Charles Lindbergh a certes accompli, dans des conditions difficiles, un exploit remarquable les 20 et 21 mai 1927 aux commandes de son Spirit of Saint Louis en reliant New York à Paris. Et de fait, il a été le premier homme à réussir la traversée de l’Atlantique nord en solitaire. Qui plus est, la distance qu’il a parcourue est nettement supérieure à celle du vol d’Alcock et Brown huit ans plus tôt : 5808 km contre 3630 km. Lindbergh n’en a pas moins été devancé dans la liaison entre les deux continents. Cerise sur le gâteau pour les deux britanniques, leur vol a constitué la première traversée transatlantique aéropostale : Alcock et Brown étaient en effet porteurs de 197 lettres qui ont toutes été distribuées à leurs destinataires après avoir été acheminées à Londres et avoir reçu une oblitération spéciale.

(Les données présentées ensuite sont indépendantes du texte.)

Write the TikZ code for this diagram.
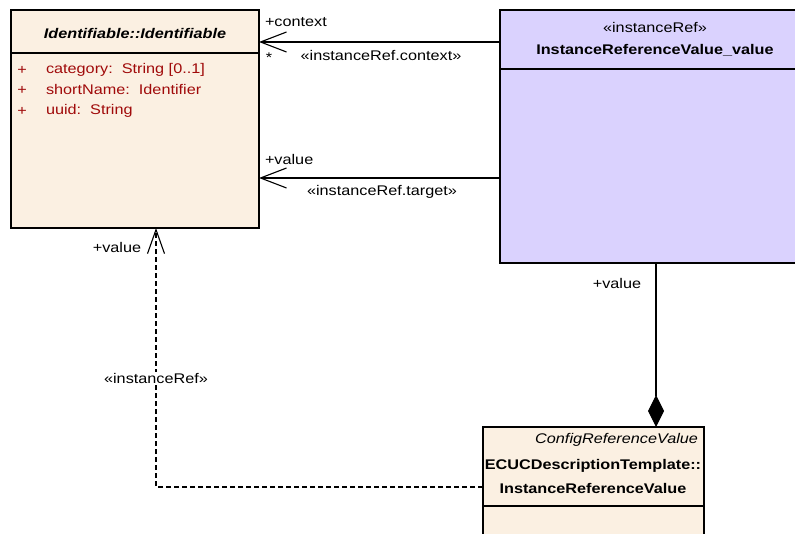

En 2010, j’écrivais ceci : « Pourquoi la mémoire populaire n’a-t-elle retenu de l’aventure transatlantique sans escale que l’exploit de Lindbergh ? À cela différentes raisons, parmi lesquelles : 1) la liaison directe, et symboliquement très forte, entre New York et Paris ; 2) un patronyme de pilote qui résonne aux oreilles comme un accord musical parfait ; 3) un superbe nom de baptême pour un avion très vite devenu mythique ; 4) un triomphe planétaire consacré par une colossale parade dans les rues de Manhattan. Sans oublier le tragique enlèvement, cinq ans après la traversée, du fils aîné des Lindbergh, retrouvé mort deux mois et demi plus tard malgré le paiement de la rançon. Un évènement dont le retentissement mondial remit en lumière Lindbergh en achevant d’occulter les exploits de ceux qui l’avaient devancé.
Trois ans se sont écoulés mais, avec la complicité des journalistes, rien n’a changé : Lindbergh reste, à juste titre, au pinacle tandis que le duo Alcock-Brown demeure enfoui dans les malles poussiéreuses du grenier de nos mémoires.